More on Tenure and Academic Publishing

For more than 30 years, Martin Russ taught creative writing in several college and university English Departments. A published novelist, he wrote, in 1980, Showdown Semester: Advice From a Writing Professor. This is one of the most entertaining, informative, and helpful books I have ever read on the subject of teaching people how to write. In his book, Professor Russ also provides a professor's take on college administrators (they are mostly idiots) and gives the reader a peek inside the ivory tower. Professor Russ says this about tenure: "I have the impression...that it is the untenured in most English departments who are the most effective teachers.

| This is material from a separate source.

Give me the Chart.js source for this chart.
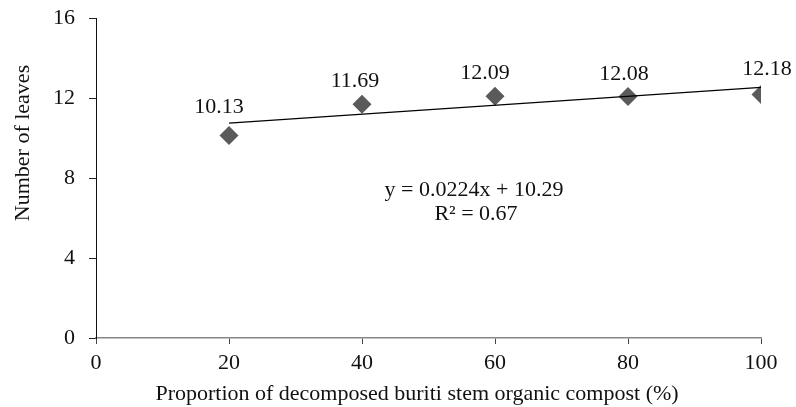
<!DOCTYPE html>
<html>
<head>
<meta charset="utf-8">
<script src="https://cdn.jsdelivr.net/npm/chart.js@4/dist/chart.umd.min.js"></script>
<style>
html,body{margin:0;padding:0;background:#fff;}
#wrap{width:796px;height:407px;position:relative;}
</style>
</head>
<body>
<div id="wrap"><canvas id="c" width="796" height="407"></canvas></div>
<script>
const proportions = [20, 40, 60, 80, 100];
const leaves = [10.13, 11.69, 12.09, 12.08, 12.18];
const trendX = [20, 100];
const trendY = [10.74, 12.53];
const equationLines = ['y = 0.0224x + 10.29', 'R\u00B2 = 0.67'];
const xTitle = 'Proportion of decomposed buriti stem organic compost (%)';
const yTitle = 'Number of leaves';

const FONT = '"Liberation Serif", "Times New Roman", serif';
// label placement offsets (px) relative to each marker, as placed in the original
const LABEL_DX = [-10, -7, -10, -4, 6];
const LABEL_DY = [-28, -23, -23, -22, -25];

const labelPlugin = {
  id: 'labels',
  afterDraw(chart) {
    const ctx = chart.ctx;
    const xs = chart.scales.x, ys = chart.scales.y;
    ctx.save();
    ctx.fillStyle = '#111';
    ctx.font = '22px ' + FONT;
    ctx.textAlign = 'center';
    ctx.textBaseline = 'middle';
    leaves.forEach((v, i) => {
      ctx.fillText(v.toFixed(2), xs.getPixelForValue(proportions[i]) + LABEL_DX[i], ys.getPixelForValue(v) + LABEL_DY[i]);
    });
    ctx.fillText(equationLines[0], 474, 190);
    ctx.fillText(equationLines[1], 476, 214);
    ctx.fillText(xTitle, 417, 394);
    ctx.translate(23, 143);
    ctx.rotate(-Math.PI / 2);
    ctx.fillText(yTitle, 0, 0);
    ctx.restore();
  }
};

new Chart(document.getElementById('c'), {
  type: 'scatter',
  data: {
    datasets: [
      {
        label: 'Leaves',
        data: proportions.map((x, i) => ({x: x, y: leaves[i]})),
        pointStyle: 'rectRot',
        pointRadius: 9.5,
        pointHoverRadius: 9.5,
        backgroundColor: '#5a5a5a',
        borderColor: '#5a5a5a',
        borderWidth: 0,
        order: 2
      },
      {
        label: 'Trend',
        type: 'line',
        data: trendX.map((x, i) => ({x: x, y: trendY[i]})),
        borderColor: '#000',
        borderWidth: 1.2,
        pointRadius: 0,
        fill: false,
        order: 1
      }
    ]
  },
  options: {
    responsive: false,
    animation: false,
    devicePixelRatio: 1,
    layout: {padding: {left: 0, right: 35, top: 18, bottom: 0}},
    plugins: {legend: {display: false}, tooltip: {enabled: false}},
    scales: {
      x: {
        type: 'linear',
        min: 0, max: 100,
        ticks: {stepSize: 20, color: '#111', font: {family: FONT, size: 22}, padding: 6, maxRotation: 0},
        grid: {drawOnChartArea: false, drawTicks: true, tickLength: 6, color: '#444'},
        border: {display: true, color: '#868686', width: 1.5},
        afterFit(s) { s.height = 69; s.paddingLeft = 0; s.paddingRight = 0; }
      },
      y: {
        type: 'linear',
        min: 0, max: 16,
        ticks: {stepSize: 4, color: '#111', font: {family: FONT, size: 22}, padding: 14},
        grid: {drawOnChartArea: false, drawTicks: true, tickLength: 7, color: '#222'},
        border: {display: true, color: '#111', width: 1},
        afterFit(s) { s.width = 96; s.paddingTop = 0; s.paddingBottom = 0; }
      }
    }
  },
  plugins: [labelPlugin]
});
</script>
</body>
</html>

This is largely due to the anxiety arising from job insecurity, which forces them to work at full capacity....The tenured professor is never forced to justify his classroom work to his students, and can go on year after year in a take-it-or-leave-it way in which arrogance overrides the kind of teaching that has to do with helping, sharing, giving."

Professor Russ, back in 1980, realized that too many professors were taking time away from their teaching to write books nobody reads: "English professors are always turning out extraneous 'textbooks'....or else collecting other people's writing and publishing them as anthologies."